Wow, thanks for such a great and thorough review, Angela! The Declutter Your Life Challenge sounds like something I most likely need to tackle myself. I have a huge problem with clutter myself, but then get paralyzed and can't do anything about it. Through some essay writing, I've figure out a lot of it has to do with the fact that my parents basically lived like gypsies when I was a kid and we never stayed anywhere long enough to accumulate things. I've lived in my current house for 11 years so you can imagine how much clutter we've accumulated!

8:33 AM  
Blogger Angela said...

Thanks, Renee! I know what you mean. I've been downsizing the past few years through two moves, but before that I lived in a 4000 ft loft with 20 ft ceilings for 10 years!

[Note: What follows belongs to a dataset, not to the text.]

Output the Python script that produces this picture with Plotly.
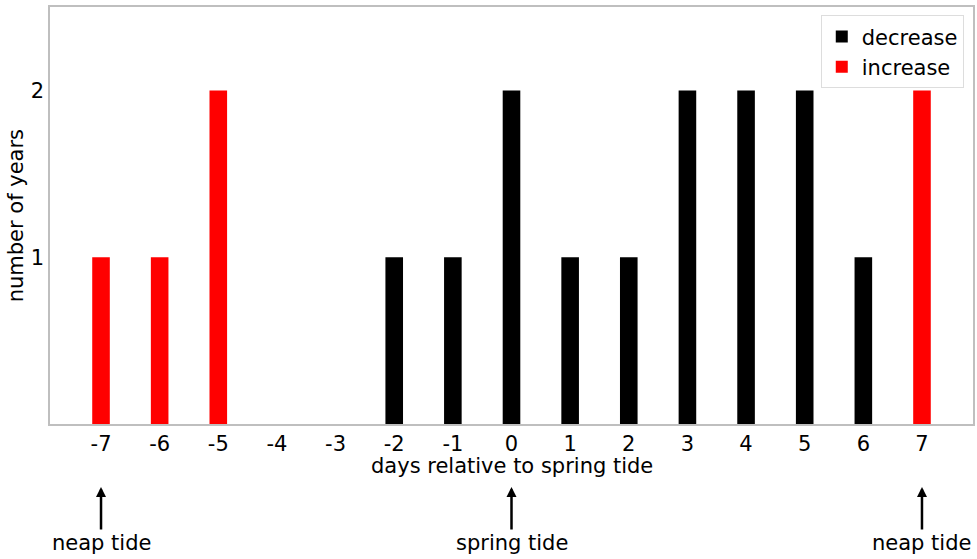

You wouldn't believe how much stuff I'd accumulated…and as an artist, you feel like everything is a potential art supply. To give you an example, we had 32 mannequins that we got rid of at our garage sale. LOL

2:51 PM  
Blogger Margo Dill said...

Me too, Renee! I need to declutter!

4:23 PM  
Blogger Margo Dill said...

Me too, Renee! I need to declutter!

4:23 PM  
Blogger Robyn Chausse said...

LOL, Angela, I completely understand the accumulation of "stuff." I love to do upcycle crafting, which means every pretty box, bottle, etc... holds promise--but where to put it all? Ugh! I've been trying to clear out the garage for three years now just to make some room for craft storage! I finally just put a large baker's rack in my office to hold supplies, but it's spilling over (and not too pretty to look at). Just looking at the volume of clutter in my house makes me feel energetically/spiritually exhausted. I'm glad to hear I'm not the only messy person here!